- _Task to carry out_:
Only the lines from the one containing "Clone this chart in matplotlib." through the one containing "ax.barh(y - h" belong in the answer; copy them exactly and leave out pictures.

Information provided start

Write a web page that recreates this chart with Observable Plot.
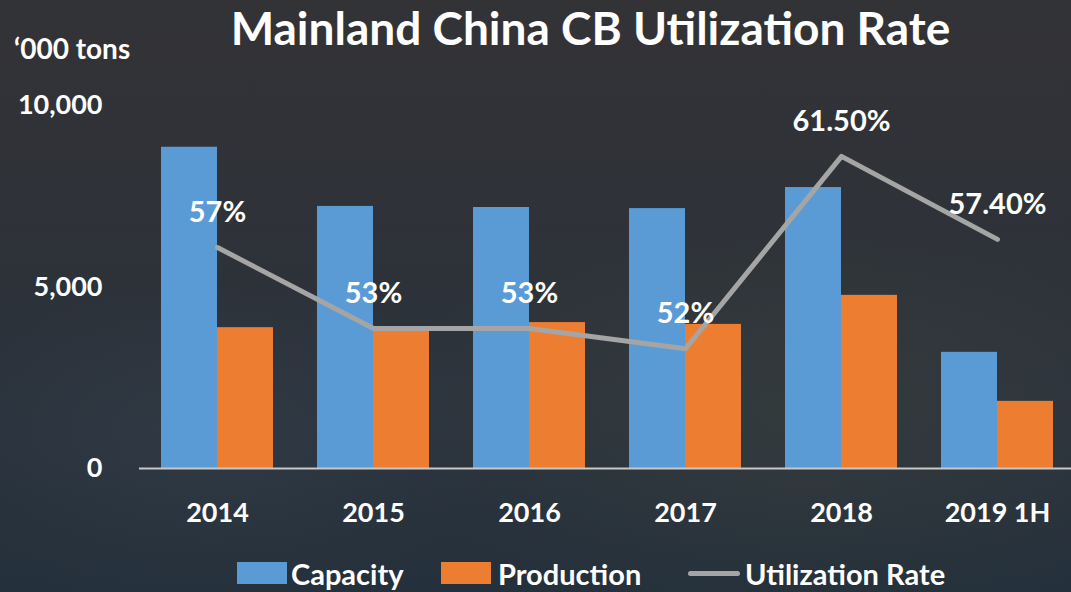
<!DOCTYPE html>
<html>
<head>
<meta charset="utf-8">
<script src="https://cdn.jsdelivr.net/npm/d3@7"></script>
<script src="https://cdn.jsdelivr.net/npm/@observablehq/plot@0.6"></script>
<style>
  html, body { margin: 0; padding: 0; }
  #wrap {
    position: relative; width: 1071px; height: 592px; overflow: hidden;
    background:
      radial-gradient(ellipse 60% 50% at 75% 70%, rgba(70,75,60,0.35), rgba(0,0,0,0) 70%),
      radial-gradient(ellipse 40% 40% at 20% 75%, rgba(60,70,80,0.35), rgba(0,0,0,0) 70%),
      linear-gradient(180deg, #333336 0%, #2f3238 35%, #2a323d 70%, #24303b 100%);
    font-family: Lato, "Open Sans", sans-serif; color: #fff;
  }
  #title { position: absolute; top: 0px; left: 55px; width: 1071px; text-align: center;
    font-size: 46px; font-weight: 700; white-space: nowrap; }
  #unit { position: absolute; left: 14px; top: 31px; font-size: 28px; font-weight: 700; }
  #chart { position: absolute; left: 0; top: 60px; }
  #legend { position: absolute; top: 557px; left: 0; width: 1071px; height: 32px; }
  .li { position: absolute; top: 0; display: flex; align-items: center; height: 32px;
    font-size: 29px; font-weight: 700; white-space: nowrap; }
  .sw { display: inline-block; width: 50px; height: 22px; margin-right: 4px; }
  .ln { display: inline-block; width: 52px; height: 5px; border-radius: 3px; background: #a5a5a5; margin-right: 5px; }
</style>
</head>
<body>
<div id="wrap">
  <div id="title">Mainland China CB Utilization Rate</div>
  <div id="unit">‘000 tons</div>
  <div id="chart"></div>
  <div id="legend">
    <div class="li" style="left:237px"><span class="sw" style="background:#5b9bd5"></span><span class="t">Capacity</span></div>
    <div class="li" style="left:441px"><span class="sw" style="background:#ed7d31;margin-right:7px"></span><span class="t">Production</span></div>
    <div class="li" style="left:688px"><span class="ln"></span><span class="t">Utilization Rate</span></div>
  </div>
</div>
<script>
const years = ["2014", "2015", "2016", "2017", "2018", "2019 1H"];
const capacity = [8850, 7220, 7190, 7160, 7740, 3200];
const production = [3880, 3780, 4020, 3970, 4770, 1850];
const utilization = [57, 53, 53, 52, 61.5, 57.4];
const utilLabels = ["57%", "53%", "53%", "52%", "61.50%", "57.40%"];
const yTicks = [0, 5000, 10000];

// secondary (hidden) axis for utilization: 46.09% .. 64.01% spans the same height as 0 .. 10,000
const uMin = 46.09, uMax = 64.01;
const toPrimary = (u) => (u - uMin) / (uMax - uMin) * 10000;

const bars = years.map((y, i) => ({year: y, capacity: capacity[i], production: production[i]}));
const util = years.map((y, i) => ({year: y, u: utilization[i], label: utilLabels[i]}));

const W = 1071, H = 480;
const halfBar = 56;

const chart = Plot.plot({
  width: W, height: H,
  marginTop: 45, marginBottom: 72, marginLeft: 139, marginRight: 0,
  style: {background: "transparent", color: "#fff", fontFamily: "Lato, 'Open Sans', sans-serif", overflow: "visible"},
  x: {domain: years, range: [139, 1075], paddingInner: 0.28, paddingOuter: 0.14, label: null},
  y: {domain: [0, 10000], label: null},
  marks: [
    Plot.barY(bars, {x: "year", y: "capacity", fill: "#5b9bd5", insetRight: halfBar}),
    Plot.barY(bars, {x: "year", y: "production", fill: "#ed7d31", insetLeft: halfBar}),
    Plot.ruleY([0], {stroke: "#c8c8c8", strokeWidth: 2}),
    Plot.lineY(util, {x: "year", y: d => toPrimary(d.u), stroke: "#a5a5a5", strokeWidth: 5, strokeLinecap: "round", strokeLinejoin: "round"}),
    Plot.text(util, {x: "year", y: d => toPrimary(d.u), text: "label", dy: -35, fill: "#fff", fontSize: 29, fontWeight: 700}),
    Plot.axisY({ticks: yTicks, tickSize: 0, tickPadding: 0, dx: -37, tickFormat: d3.format(","), fontSize: 27, fontWeight: 700, fill: "#fff", label: null}),
    Plot.axisX({tickSize: 0, tickPadding: 34, fontSize: 27, fontWeight: 700, fill: "#fff", label: null})
  ]
});
document.getElementById("chart").appendChild(chart);
</script>
</body>
</html>
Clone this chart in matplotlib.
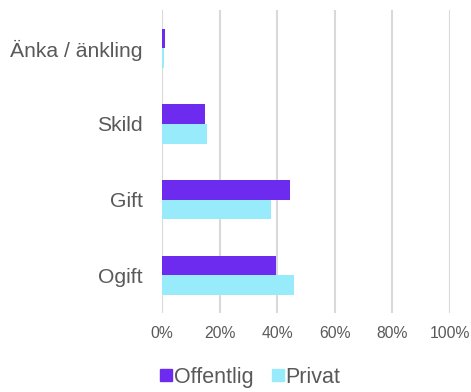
import numpy as np
import matplotlib.pyplot as plt
from matplotlib.lines import Line2D
from matplotlib.ticker import PercentFormatter

plt.rcParams['font.family'] = ['Liberation Sans', 'DejaVu Sans']

# Civilstånd, andel per sektor (%)
categories = ['Ogift', 'Gift', 'Skild', 'Änka / änkling']
offentlig = [39.7, 44.6, 14.8, 1.2]
privat = [45.9, 38.0, 15.5, 0.8]
series_names = ['Offentlig', 'Privat']
colors = ['#6C2BEF', '#98EBFA']
text_color = '#595959'

fig = plt.figure(figsize=(4.71, 3.92), dpi=100)
ax = fig.add_axes([0.344, 0.201, 0.611, 0.7725])

y = np.arange(len(categories))
h = 0.26
ax.barh(y + h / 2, offentlig, height=h, color=colors[0], zorder=3)
ax.barh(y - h / 2, privat, height=h, color=colors[1], zorder=3)

ax.set_xlim(0, 100)
ax.set_ylim(-0.5, len(categories) - 0.5)
ax.set_xticks(np.arange(0, 101, 20))
ax.xaxis.set_major_formatter(PercentFormatter(decimals=0))
ax.set_yticks(y)
ax.set_yticklabels(categories)

ax.grid(axis='x', color='#D9D9D9', linewidth=1.5, zorder=0)
for s in ax.spines.values():
    s.set_visible(False)
ax.tick_params(axis='both', length=0, colors=text_color)
ax.tick_params(axis='x', labelsize=11.3, pad=9.5)
ax.tick_params(axis='y', labelsize=15.2, pad=13.7)

handles = [Line2D([], [], marker='s', linestyle='none', markersize=8,
                  markerfacecolor=c, markeredgecolor=c) for c in colors]
fig.legend(handles, series_names, loc='center', bbox_to_anchor=(0.531, 0.038),
           ncol=2, frameon=False, fontsize=15.5, labelcolor=text_color,
           handlelength=0.55, handletextpad=0.1, columnspacing=0.85)

fig.savefig('out.png', dpi=100)
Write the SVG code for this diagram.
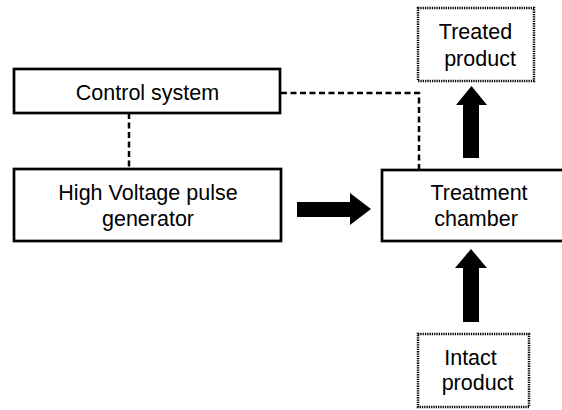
<svg xmlns="http://www.w3.org/2000/svg" width="562" height="410" viewBox="0 0 562 410">
<style>
.box{fill:#fff;stroke:#000;stroke-width:2.7}
.dot{fill:#fff;stroke:#000;stroke-width:2.5;stroke-dasharray:1.3 1}
.dash{fill:none;stroke:#000;stroke-width:2.5;stroke-dasharray:6 3.5}
.t{font-family:"Liberation Sans",Arial,sans-serif;font-size:21.5px;fill:#000;text-anchor:middle}
.arr{fill:#000}
</style>
<rect width="562" height="410" fill="#fff"/>
<g id="connectors">
<path class="dash" d="M129 113 V168"/>
<path class="dash" d="M281 93 H419 V170"/>
<polygon class="arr" points="297,202 350,202 350,193 371,209 350,225 350,217 297,217"/>
<polygon class="arr" points="463,158 463,105 456,105 471.5,86 487,105 479,105 479,158"/>
<polygon class="arr" points="463,322 463,268 455,268 471,249 487,268 479,268 479,322"/>
</g>
<g id="control">
<rect class="box" x="14" y="69" width="266" height="44"/>
<text class="t" x="147.5" y="100">Control system</text>
</g>
<g id="hv">
<rect class="box" x="14" y="169" width="267" height="72"/>
<text class="t" x="148" y="200">High Voltage pulse</text>
<text class="t" x="148" y="226">generator</text>
</g>
<g id="chamber">
<rect class="box" x="382" y="170" width="192" height="71"/>
<text class="t" x="479" y="200">Treatment</text>
<text class="t" x="476" y="226">chamber</text>
</g>
<g id="treated">
<rect class="dot" x="418" y="8" width="116" height="73"/>
<text class="t" x="475.5" y="39">Treated</text>
<text class="t" x="480" y="66">product</text>
</g>
<g id="intact">
<rect class="dot" x="418" y="334" width="111" height="73"/>
<text class="t" x="470.5" y="365">Intact</text>
<text class="t" x="477.5" y="390">product</text>
</g>
</svg>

Information provided end

- _Expected output_:
Clone this chart in matplotlib.
import numpy as np
import matplotlib.pyplot as plt
from matplotlib.lines import Line2D
from matplotlib.ticker import PercentFormatter

plt.rcParams['font.family'] = ['Liberation Sans', 'DejaVu Sans']

# Civilstånd, andel per sektor (%)
categories = ['Ogift', 'Gift', 'Skild', 'Änka / änkling']
offentlig = [39.7, 44.6, 14.8, 1.2]
privat = [45.9, 38.0, 15.5, 0.8]
series_names = ['Offentlig', 'Privat']
colors = ['#6C2BEF', '#98EBFA']
text_color = '#595959'

fig = plt.figure(figsize=(4.71, 3.92), dpi=100)
ax = fig.add_axes([0.344, 0.201, 0.611, 0.7725])

y = np.arange(len(categories))
h = 0.26
ax.barh(y + h / 2, offentlig, height=h, color=colors[0], zorder=3)
ax.barh(y - h / 2, privat, height=h, color=colors[1], zorder=3)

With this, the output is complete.